- Directed by: Henri Decoin
- Written by: Henri Decoin Michel Duran (dialogue & adaptation) Richard Busch (German version) Max Kolpé (uncredited)
- Produced by: Alfred Greven (uncredited)
- Cinematography: Robert Lefebvre
- Music by: René Sylviano
- Production company: Continental Films
- Release dates: 14 August 1941 (Paris); 20 August 1942 (Nazi Germany); 20 February 1947 (USA);
- Running time: 105 min 91 min (USA)
- Language: French

= Premier rendez-vous =

1941 French film directed by Henri Decoin

Premier rendez-vous (US title: Her First Affair) is a 1941 French comedy film starring Danielle Darrieux. It was directed by Henri Decoin, who co-wrote the screenplay with Michel Duran.
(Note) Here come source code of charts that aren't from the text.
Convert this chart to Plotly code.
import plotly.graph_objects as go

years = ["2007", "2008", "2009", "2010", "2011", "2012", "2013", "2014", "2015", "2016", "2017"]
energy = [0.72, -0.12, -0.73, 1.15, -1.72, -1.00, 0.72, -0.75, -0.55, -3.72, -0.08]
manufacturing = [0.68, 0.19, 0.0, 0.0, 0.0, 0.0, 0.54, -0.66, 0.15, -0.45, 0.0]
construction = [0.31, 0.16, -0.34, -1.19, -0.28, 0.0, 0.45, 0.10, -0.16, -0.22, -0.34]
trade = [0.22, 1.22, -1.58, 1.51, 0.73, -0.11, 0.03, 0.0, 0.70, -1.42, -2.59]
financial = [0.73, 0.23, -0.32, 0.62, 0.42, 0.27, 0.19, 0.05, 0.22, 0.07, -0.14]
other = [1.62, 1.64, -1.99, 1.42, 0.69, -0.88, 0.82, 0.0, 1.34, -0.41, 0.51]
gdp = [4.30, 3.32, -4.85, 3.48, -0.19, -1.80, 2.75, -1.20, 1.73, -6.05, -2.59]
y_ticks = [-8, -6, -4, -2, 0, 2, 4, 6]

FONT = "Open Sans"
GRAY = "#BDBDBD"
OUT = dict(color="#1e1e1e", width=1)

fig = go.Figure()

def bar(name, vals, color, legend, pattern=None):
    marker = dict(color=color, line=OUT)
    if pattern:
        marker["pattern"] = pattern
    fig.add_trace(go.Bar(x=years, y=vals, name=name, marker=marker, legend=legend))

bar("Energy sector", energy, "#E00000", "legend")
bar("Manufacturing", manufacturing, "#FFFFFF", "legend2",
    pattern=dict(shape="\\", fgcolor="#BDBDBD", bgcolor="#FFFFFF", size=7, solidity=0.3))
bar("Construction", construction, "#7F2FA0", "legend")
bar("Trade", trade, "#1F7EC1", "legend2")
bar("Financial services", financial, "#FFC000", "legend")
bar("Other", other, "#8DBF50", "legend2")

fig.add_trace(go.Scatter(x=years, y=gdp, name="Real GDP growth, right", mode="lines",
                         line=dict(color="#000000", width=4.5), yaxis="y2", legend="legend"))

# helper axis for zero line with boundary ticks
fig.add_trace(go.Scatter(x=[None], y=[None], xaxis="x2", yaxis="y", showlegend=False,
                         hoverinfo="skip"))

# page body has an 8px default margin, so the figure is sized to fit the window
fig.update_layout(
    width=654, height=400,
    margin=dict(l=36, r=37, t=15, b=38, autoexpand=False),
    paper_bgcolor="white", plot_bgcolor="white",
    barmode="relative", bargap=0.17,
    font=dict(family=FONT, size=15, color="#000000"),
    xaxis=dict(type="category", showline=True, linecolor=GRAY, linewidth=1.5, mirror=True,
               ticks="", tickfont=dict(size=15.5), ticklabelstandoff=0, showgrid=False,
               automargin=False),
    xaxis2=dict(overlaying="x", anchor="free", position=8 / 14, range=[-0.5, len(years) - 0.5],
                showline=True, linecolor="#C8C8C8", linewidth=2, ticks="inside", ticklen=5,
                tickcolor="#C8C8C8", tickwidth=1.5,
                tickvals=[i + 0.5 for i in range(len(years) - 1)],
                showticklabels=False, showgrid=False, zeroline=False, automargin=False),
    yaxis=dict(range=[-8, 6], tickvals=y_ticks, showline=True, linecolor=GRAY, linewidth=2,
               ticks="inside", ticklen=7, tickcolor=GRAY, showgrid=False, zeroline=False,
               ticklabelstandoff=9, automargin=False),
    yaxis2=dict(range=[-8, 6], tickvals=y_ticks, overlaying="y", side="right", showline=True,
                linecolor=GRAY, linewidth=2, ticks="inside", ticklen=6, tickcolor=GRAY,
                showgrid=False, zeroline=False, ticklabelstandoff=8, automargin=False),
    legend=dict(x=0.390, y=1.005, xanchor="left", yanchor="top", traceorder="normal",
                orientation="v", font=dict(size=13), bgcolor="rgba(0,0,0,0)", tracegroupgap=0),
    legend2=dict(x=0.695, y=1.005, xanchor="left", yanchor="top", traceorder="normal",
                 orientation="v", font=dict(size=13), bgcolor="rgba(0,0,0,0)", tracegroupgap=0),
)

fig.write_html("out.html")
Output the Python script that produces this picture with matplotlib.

During the German occupation, the film was made by Continental Films at Paris Studios Cinéma.

==Plot==
An orphan girl corresponds with a lonely college professor. In the end, she falls in love with his nephew.

== Cast ==
- Danielle Darrieux : Micheline
- Louis Jourdan : Pierre
- Fernand Ledoux : Nicolas Rougemont
- Jean Tissier : Roland
- Gabrielle Dorziat : La directrice de l'orphelinat
- Sophie Desmarets : Henriette
- Rosine Luguet : Angèle
- Suzanne Dehelly : Christophine
- Jean Parédès : De Vatremont
- Georges Mauloy : Le directeur
- Daniel Gélin : Chauveau-Laplace
- Georges Marchal : De Vaugelas
- Annette Poivre : Une pensionnaire
- Simone Valère : Une pensionnaire
- Jacques Charon : Un collégien
- Jacques Dacqmine : Un collégien
- Marcel Maupi
- Jean Négroni
- Robert Rollis

==The first film dubbed in Persian==
This is the first movie dubbed in Persian in 1946.